- _Goal_
Each line of the material below that holds the word "uses" needs to be copied.

- _Supplied entries_
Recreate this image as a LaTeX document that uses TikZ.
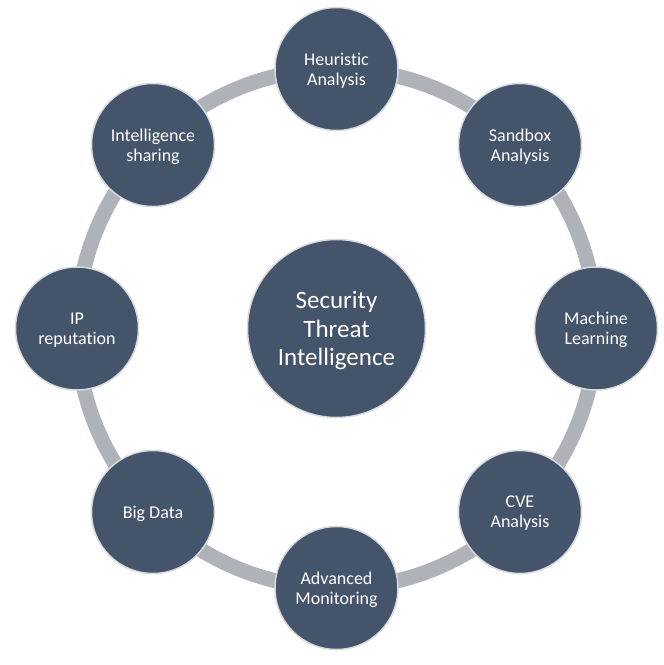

...

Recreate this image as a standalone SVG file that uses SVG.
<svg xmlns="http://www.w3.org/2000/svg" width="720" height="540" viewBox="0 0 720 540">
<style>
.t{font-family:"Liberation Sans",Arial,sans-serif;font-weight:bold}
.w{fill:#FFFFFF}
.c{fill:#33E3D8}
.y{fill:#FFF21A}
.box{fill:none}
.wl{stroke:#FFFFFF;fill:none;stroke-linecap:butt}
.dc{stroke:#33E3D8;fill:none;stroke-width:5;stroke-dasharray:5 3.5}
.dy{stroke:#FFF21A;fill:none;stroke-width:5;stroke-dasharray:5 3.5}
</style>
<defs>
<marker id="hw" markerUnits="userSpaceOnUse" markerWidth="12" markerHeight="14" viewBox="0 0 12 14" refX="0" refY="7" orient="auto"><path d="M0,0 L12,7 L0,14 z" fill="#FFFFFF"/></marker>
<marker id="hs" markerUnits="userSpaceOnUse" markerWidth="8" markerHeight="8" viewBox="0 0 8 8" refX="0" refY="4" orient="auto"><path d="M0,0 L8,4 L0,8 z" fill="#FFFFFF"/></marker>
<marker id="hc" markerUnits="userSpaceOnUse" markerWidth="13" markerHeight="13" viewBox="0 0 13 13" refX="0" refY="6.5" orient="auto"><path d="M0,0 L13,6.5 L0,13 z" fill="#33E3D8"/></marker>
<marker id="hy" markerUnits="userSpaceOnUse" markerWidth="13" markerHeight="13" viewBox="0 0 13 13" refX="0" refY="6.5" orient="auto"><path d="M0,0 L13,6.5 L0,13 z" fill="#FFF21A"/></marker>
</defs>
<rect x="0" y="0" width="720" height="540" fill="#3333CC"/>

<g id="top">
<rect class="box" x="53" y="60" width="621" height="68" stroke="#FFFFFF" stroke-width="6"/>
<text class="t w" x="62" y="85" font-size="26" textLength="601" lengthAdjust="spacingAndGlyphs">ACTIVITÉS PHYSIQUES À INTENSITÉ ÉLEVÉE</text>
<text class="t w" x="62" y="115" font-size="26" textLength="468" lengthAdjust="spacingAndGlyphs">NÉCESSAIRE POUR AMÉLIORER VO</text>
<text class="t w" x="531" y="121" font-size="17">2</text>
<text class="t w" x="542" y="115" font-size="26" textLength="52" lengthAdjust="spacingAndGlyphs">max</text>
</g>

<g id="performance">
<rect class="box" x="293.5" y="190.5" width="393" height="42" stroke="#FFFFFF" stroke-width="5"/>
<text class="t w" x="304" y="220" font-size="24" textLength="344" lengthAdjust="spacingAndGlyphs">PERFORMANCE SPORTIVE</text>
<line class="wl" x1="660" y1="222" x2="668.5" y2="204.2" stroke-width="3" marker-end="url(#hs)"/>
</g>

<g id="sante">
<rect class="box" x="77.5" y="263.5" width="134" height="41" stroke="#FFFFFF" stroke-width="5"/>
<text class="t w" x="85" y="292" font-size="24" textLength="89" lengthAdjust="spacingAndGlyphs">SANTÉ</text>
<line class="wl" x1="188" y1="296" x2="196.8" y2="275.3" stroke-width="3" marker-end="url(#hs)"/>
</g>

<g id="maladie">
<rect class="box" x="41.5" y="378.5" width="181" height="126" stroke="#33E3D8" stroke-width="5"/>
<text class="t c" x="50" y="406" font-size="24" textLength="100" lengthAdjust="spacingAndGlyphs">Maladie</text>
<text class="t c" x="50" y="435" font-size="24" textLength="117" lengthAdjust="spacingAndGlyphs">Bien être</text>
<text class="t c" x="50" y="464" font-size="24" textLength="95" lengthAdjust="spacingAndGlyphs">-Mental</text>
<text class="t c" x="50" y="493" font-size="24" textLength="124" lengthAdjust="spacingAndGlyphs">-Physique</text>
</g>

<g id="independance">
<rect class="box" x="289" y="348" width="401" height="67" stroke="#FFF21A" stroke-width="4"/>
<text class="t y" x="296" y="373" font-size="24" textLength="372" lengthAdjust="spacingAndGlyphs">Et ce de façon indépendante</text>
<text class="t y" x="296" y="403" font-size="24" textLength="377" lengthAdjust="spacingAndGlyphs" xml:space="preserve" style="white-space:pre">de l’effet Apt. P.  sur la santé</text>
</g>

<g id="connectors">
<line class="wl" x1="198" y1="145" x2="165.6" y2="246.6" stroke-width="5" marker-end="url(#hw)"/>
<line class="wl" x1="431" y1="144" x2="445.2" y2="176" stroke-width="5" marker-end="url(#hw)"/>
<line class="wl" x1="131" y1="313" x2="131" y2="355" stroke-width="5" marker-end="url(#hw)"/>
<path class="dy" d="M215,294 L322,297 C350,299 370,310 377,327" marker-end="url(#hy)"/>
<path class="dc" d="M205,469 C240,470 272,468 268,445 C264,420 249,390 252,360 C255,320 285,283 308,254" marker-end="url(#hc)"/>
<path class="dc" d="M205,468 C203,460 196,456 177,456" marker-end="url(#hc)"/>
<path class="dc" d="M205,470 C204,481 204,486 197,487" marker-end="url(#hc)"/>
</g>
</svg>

- _Finished exercise_
Recreate this image as a LaTeX document that uses TikZ.
Recreate this image as a standalone SVG file that uses SVG.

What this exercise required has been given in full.